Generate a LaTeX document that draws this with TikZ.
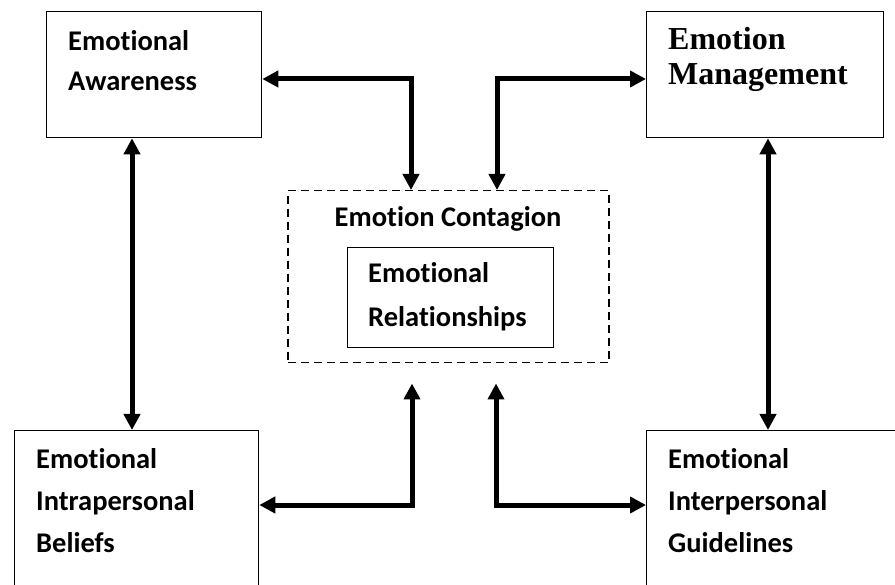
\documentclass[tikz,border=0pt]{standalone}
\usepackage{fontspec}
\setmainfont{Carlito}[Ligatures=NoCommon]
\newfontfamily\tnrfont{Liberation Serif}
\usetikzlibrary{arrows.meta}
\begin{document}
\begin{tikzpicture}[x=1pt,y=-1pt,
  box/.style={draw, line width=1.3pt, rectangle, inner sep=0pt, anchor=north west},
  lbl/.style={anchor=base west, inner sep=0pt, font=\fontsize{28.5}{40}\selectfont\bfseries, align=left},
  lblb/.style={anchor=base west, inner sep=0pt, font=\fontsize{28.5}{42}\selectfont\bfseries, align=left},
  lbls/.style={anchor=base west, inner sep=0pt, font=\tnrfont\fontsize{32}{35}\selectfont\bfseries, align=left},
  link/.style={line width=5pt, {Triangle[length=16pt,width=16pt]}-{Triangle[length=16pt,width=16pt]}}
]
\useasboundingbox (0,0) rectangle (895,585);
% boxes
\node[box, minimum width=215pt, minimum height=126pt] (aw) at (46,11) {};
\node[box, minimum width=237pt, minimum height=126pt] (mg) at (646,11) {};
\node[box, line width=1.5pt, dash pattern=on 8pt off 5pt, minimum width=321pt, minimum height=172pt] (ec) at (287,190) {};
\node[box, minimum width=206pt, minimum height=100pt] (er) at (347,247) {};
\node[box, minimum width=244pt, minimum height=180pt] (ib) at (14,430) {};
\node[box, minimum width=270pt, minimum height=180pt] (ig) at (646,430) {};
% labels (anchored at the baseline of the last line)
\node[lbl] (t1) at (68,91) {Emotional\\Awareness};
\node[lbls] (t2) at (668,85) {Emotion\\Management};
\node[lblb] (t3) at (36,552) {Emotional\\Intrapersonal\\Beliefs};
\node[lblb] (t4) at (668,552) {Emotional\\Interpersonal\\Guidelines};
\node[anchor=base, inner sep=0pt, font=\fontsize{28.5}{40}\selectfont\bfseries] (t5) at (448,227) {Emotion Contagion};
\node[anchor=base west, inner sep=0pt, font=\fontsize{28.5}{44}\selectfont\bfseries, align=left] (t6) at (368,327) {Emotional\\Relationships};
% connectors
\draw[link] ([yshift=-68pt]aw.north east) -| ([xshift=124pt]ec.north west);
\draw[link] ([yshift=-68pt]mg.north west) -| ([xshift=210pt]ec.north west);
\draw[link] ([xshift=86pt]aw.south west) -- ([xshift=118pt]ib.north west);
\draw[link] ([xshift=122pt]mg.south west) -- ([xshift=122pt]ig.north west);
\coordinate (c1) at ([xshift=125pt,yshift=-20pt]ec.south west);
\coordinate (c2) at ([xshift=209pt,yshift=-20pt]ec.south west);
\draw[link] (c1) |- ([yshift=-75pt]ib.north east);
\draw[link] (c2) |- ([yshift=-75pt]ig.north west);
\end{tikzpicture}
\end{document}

++++++++++

PROBLEM STATEMENT: Quote the material in full and exactly; do not carry over its pictures.

ANSWER:
Generate a LaTeX document that draws this with TikZ.
\documentclass[tikz,border=0pt]{standalone}
\usepackage{fontspec}
\setmainfont{Carlito}[Ligatures=NoCommon]
\newfontfamily\tnrfont{Liberation Serif}
\usetikzlibrary{arrows.meta}
\begin{document}
\begin{tikzpicture}[x=1pt,y=-1pt,
  box/.style={draw, line width=1.3pt, rectangle, inner sep=0pt, anchor=north west},
  lbl/.style={anchor=base west, inner sep=0pt, font=\fontsize{28.5}{40}\selectfont\bfseries, align=left},
  lblb/.style={anchor=base west, inner sep=0pt, font=\fontsize{28.5}{42}\selectfont\bfseries, align=left},
  lbls/.style={anchor=base west, inner sep=0pt, font=\tnrfont\fontsize{32}{35}\selectfont\bfseries, align=left},
  link/.style={line width=5pt, {Triangle[length=16pt,width=16pt]}-{Triangle[length=16pt,width=16pt]}}
]
\useasboundingbox (0,0) rectangle (895,585);
% boxes
\node[box, minimum width=215pt, minimum height=126pt] (aw) at (46,11) {};
\node[box, minimum width=237pt, minimum height=126pt] (mg) at (646,11) {};
\node[box, line width=1.5pt, dash pattern=on 8pt off 5pt, minimum width=321pt, minimum height=172pt] (ec) at (287,190) {};
\node[box, minimum width=206pt, minimum height=100pt] (er) at (347,247) {};
\node[box, minimum width=244pt, minimum height=180pt] (ib) at (14,430) {};
\node[box, minimum width=270pt, minimum height=180pt] (ig) at (646,430) {};
% labels (anchored at the baseline of the last line)
\node[lbl] (t1) at (68,91) {Emotional\\Awareness};
\node[lbls] (t2) at (668,85) {Emotion\\Management};
\node[lblb] (t3) at (36,552) {Emotional\\Intrapersonal\\Beliefs};
\node[lblb] (t4) at (668,552) {Emotional\\Interpersonal\\Guidelines};
\node[anchor=base, inner sep=0pt, font=\fontsize{28.5}{40}\selectfont\bfseries] (t5) at (448,227) {Emotion Contagion};
\node[anchor=base west, inner sep=0pt, font=\fontsize{28.5}{44}\selectfont\bfseries, align=left] (t6) at (368,327) {Emotional\\Relationships};
% connectors
\draw[link] ([yshift=-68pt]aw.north east) -| ([xshift=124pt]ec.north west);
\draw[link] ([yshift=-68pt]mg.north west) -| ([xshift=210pt]ec.north west);
\draw[link] ([xshift=86pt]aw.south west) -- ([xshift=118pt]ib.north west);
\draw[link] ([xshift=122pt]mg.south west) -- ([xshift=122pt]ig.north west);
\coordinate (c1) at ([xshift=125pt,yshift=-20pt]ec.south west);
\coordinate (c2) at ([xshift=209pt,yshift=-20pt]ec.south west);
\draw[link] (c1) |- ([yshift=-75pt]ib.north east);
\draw[link] (c2) |- ([yshift=-75pt]ig.north west);
\end{tikzpicture}
\end{document}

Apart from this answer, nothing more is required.